Starting at the line that contains "Clone this chart in seaborn and matplotlib." and stopping at the line that contains "60, 65, 70]", transcribe every line of the material below exactly; pictures stay out.

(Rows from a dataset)

<<<<

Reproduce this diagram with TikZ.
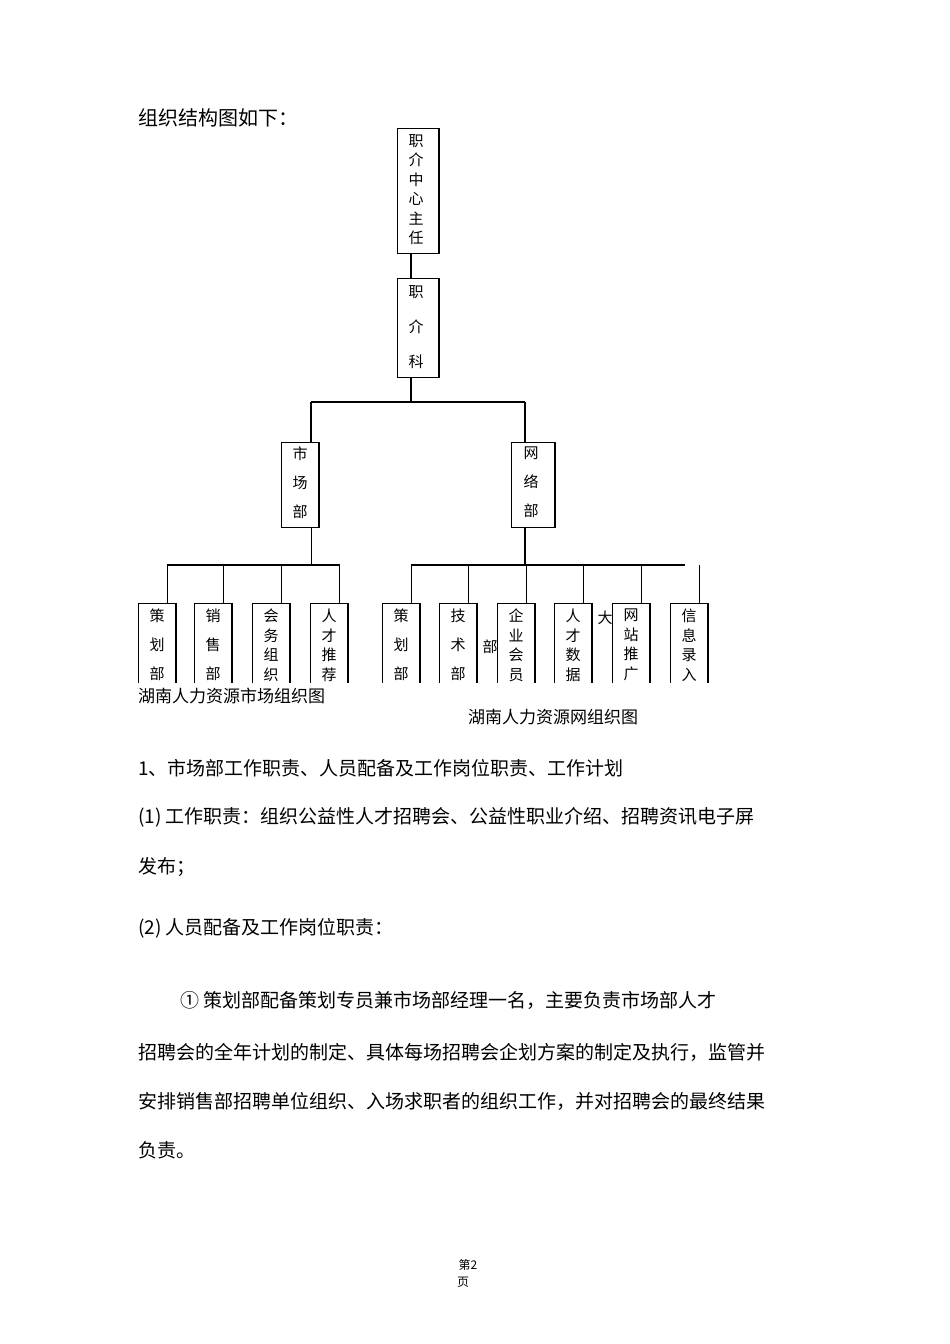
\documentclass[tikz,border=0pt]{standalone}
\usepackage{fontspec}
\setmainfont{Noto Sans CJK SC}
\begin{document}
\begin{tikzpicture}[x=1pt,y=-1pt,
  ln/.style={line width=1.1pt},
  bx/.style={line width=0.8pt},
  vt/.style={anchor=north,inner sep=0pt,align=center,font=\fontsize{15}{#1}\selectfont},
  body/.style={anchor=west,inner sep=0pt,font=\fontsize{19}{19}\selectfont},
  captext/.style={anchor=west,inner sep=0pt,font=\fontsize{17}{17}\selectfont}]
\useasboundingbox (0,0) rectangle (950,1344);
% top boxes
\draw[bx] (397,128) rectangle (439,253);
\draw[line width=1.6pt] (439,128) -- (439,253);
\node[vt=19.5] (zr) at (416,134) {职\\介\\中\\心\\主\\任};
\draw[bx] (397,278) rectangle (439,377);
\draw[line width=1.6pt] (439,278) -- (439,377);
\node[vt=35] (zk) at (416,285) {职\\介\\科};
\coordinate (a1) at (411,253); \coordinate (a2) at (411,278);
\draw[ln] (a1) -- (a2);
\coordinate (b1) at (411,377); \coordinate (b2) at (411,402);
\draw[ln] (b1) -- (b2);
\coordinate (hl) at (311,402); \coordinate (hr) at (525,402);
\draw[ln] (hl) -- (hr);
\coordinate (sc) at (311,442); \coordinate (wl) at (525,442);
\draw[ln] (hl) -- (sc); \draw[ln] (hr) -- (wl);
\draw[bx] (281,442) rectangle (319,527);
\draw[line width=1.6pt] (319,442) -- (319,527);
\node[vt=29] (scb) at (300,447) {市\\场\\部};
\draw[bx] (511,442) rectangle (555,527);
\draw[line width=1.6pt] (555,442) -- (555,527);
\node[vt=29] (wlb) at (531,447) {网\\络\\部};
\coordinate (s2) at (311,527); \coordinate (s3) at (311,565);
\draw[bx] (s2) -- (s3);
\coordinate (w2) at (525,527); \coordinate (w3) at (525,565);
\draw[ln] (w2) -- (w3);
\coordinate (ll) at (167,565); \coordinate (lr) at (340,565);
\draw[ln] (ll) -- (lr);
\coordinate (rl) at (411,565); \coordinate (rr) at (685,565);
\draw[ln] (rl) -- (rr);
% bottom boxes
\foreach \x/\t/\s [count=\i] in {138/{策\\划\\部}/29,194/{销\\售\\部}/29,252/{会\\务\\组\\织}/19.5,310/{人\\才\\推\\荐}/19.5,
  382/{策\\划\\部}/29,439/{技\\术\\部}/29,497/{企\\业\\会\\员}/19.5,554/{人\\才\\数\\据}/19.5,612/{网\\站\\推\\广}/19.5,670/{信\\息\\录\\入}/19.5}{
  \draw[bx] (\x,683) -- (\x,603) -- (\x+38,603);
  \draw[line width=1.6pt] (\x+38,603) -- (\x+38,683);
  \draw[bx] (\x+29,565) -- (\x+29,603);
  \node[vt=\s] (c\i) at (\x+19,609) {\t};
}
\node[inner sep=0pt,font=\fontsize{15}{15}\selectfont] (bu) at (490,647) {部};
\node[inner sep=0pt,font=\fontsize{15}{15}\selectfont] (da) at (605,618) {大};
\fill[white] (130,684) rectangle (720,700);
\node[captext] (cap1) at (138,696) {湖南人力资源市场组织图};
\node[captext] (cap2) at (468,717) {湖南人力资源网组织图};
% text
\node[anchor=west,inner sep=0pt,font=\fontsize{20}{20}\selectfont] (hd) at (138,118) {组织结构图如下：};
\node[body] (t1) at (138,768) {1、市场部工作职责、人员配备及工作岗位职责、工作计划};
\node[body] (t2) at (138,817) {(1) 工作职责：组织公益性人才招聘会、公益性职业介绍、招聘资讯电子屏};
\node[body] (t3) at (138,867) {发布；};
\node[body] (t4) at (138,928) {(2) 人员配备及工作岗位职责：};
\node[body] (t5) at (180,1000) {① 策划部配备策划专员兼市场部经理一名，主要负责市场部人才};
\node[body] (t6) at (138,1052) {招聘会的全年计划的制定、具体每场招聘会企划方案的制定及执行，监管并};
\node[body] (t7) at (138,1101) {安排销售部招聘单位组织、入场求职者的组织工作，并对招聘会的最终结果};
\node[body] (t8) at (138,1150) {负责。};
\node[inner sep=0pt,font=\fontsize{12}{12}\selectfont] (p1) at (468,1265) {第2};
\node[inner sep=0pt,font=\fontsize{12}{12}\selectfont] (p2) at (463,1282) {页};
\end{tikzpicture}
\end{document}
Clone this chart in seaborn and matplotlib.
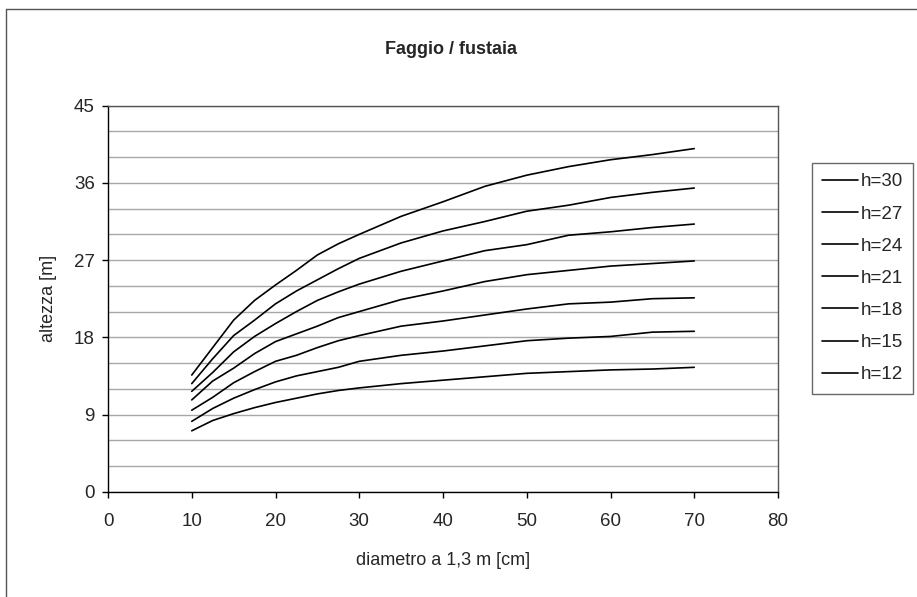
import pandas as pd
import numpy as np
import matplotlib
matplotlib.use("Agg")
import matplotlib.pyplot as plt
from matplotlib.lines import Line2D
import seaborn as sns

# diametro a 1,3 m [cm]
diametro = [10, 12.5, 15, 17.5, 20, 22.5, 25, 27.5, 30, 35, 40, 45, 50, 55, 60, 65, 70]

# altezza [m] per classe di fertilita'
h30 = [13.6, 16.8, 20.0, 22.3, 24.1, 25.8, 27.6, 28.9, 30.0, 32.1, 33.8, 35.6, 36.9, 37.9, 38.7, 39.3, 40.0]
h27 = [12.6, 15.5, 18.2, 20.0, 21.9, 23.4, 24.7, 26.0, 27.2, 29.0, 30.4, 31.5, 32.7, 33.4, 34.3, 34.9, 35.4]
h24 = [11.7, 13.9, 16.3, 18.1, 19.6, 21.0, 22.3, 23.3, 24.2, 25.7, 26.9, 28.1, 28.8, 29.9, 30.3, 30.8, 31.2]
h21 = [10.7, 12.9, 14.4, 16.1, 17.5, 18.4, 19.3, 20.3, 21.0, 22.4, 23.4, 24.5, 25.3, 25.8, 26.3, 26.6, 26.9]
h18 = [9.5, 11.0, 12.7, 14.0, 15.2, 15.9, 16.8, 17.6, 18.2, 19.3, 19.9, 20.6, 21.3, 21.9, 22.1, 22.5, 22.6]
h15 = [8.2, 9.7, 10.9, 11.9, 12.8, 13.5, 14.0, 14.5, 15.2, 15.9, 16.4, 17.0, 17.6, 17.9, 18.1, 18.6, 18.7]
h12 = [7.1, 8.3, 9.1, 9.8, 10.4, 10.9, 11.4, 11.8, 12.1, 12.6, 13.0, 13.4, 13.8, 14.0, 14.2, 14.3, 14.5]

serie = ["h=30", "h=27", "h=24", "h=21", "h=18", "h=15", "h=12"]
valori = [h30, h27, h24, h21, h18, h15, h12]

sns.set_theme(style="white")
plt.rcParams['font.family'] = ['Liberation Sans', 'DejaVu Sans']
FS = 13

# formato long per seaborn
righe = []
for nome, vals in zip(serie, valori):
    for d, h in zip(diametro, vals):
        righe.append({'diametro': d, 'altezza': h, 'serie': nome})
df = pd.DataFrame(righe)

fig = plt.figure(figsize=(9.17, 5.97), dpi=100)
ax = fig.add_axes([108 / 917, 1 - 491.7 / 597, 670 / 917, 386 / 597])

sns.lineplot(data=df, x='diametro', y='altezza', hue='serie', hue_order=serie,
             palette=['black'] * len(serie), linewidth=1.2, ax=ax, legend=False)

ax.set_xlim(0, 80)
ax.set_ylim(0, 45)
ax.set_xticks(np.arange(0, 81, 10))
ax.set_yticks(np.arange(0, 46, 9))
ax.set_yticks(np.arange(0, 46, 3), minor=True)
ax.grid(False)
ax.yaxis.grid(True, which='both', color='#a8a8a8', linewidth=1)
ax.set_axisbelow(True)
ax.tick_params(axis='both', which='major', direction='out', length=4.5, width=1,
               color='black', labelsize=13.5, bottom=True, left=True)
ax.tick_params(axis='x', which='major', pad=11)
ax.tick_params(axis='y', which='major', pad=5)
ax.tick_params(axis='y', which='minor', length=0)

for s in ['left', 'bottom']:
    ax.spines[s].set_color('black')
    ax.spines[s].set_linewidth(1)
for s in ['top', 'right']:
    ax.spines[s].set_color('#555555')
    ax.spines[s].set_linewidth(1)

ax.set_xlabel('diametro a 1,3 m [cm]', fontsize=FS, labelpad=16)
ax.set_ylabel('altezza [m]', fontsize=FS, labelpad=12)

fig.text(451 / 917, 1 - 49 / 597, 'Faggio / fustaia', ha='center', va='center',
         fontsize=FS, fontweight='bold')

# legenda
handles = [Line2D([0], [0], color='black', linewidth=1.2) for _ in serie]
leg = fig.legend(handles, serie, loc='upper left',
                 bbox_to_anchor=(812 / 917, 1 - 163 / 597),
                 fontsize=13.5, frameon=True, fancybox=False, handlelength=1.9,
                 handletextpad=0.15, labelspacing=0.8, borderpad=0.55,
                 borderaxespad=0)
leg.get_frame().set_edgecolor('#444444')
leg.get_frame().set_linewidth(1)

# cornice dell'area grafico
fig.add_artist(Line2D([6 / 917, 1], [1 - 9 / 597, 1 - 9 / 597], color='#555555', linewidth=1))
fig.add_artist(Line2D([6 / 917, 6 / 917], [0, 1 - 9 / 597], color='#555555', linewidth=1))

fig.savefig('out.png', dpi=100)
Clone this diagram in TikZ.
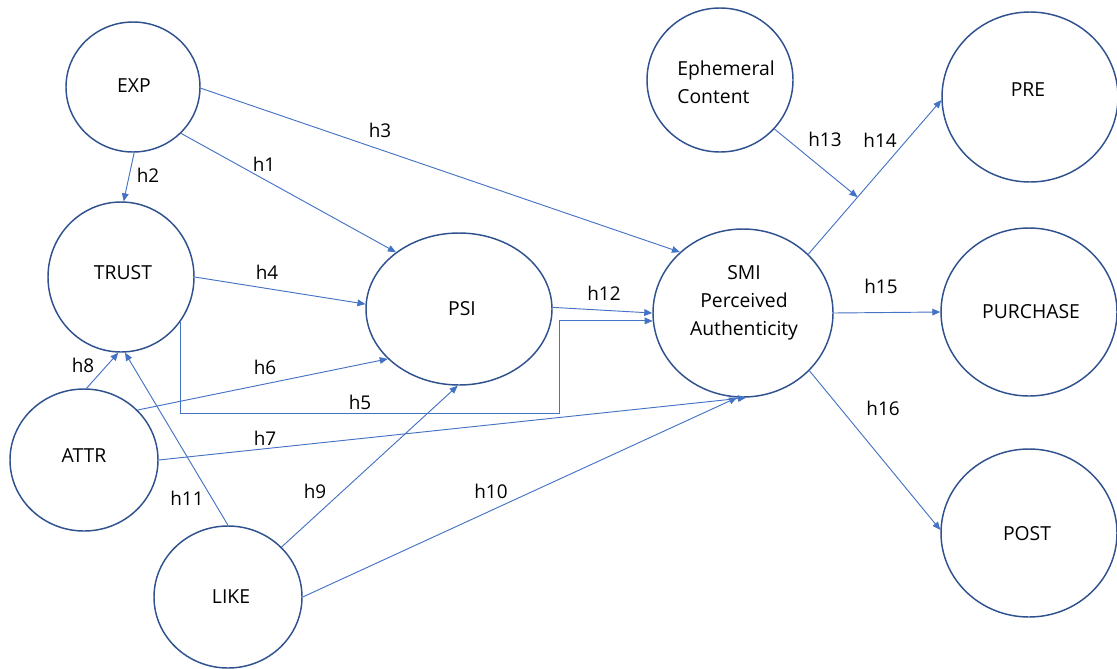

>>>>

**CORRECT RESULT:**
Clone this chart in seaborn and matplotlib.
import pandas as pd
import numpy as np
import matplotlib
matplotlib.use("Agg")
import matplotlib.pyplot as plt
from matplotlib.lines import Line2D
import seaborn as sns

# diametro a 1,3 m [cm]
diametro = [10, 12.5, 15, 17.5, 20, 22.5, 25, 27.5, 30, 35, 40, 45, 50, 55, 60, 65, 70]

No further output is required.